The Winchester Dam was built in November 1890 and is in the National Register of Historical Places. Constructed from large timber cribs, the dam was originally built 4-feet high and in 1907 the dam was raised to sixteen feet. Winchester Dam provided water and electricity for the town of Roseburg until 1923.
In December 1945 a more permanent fish ladder and the first fish counting station on Winchester Dam was built. Two counters working the daylight hours, counted fish that swim over a white board located about four feet below the counter. The ladder was closed when counting was no longer in operation. In 1964, new public and counting windows were constructed in the upper pools of the ladder. These viewing areas were improved again in the 1980’s. Since the fall of 1991 all counts have been conducted from a 24 hour video camera.
The Oregon Department of Fish and Wildlife maintains a fish counting station at Winchester Dam, located approximately 118 river miles from the Pacific Ocean, near the town of Roseburg on the North Umpqua River. Biologists use the fish counts to monitor populations, make management decisions, and recommend angling regulations. A video camera records fish passage, and a technician views the tapes to record species and size, fin clips, and any predator marks. As the technician also has other fish-related duties, fish counts can be one to two months behind.

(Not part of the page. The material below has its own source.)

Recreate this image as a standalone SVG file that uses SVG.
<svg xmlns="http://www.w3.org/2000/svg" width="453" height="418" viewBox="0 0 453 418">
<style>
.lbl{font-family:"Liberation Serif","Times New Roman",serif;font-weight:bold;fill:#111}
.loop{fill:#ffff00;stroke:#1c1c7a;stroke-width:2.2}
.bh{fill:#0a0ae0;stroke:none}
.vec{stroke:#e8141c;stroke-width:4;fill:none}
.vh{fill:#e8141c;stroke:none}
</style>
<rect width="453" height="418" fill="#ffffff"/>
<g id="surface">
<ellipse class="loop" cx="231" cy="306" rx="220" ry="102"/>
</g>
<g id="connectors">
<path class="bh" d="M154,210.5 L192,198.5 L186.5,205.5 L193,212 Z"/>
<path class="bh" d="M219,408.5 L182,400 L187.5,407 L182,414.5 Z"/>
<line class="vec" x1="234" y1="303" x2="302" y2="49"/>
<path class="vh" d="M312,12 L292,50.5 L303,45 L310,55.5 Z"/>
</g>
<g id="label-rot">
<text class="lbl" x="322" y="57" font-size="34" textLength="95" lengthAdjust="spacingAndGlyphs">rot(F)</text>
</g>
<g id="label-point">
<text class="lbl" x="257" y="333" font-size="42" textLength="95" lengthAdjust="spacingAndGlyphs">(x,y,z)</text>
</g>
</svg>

The primary species of anadromous fish counted at Winchester Dam are summer and winter steelhead, spring Chinook salmon, and coho salmon. Small numbers of fall Chinook salmon pass Winchester Dam but most fall Chinook spawn in the South fork and mainstem Umpqua. Migratory cutthroat trout also pass Winchester Dam in small numbers. The primary non-salmonid species are largescale suckers, pacific lamprey, and northern pike minnow.
To visit the Winchester Dam viewing area, take exit 129 from I-5. The site has 65,000 to 80,000 visitors per year.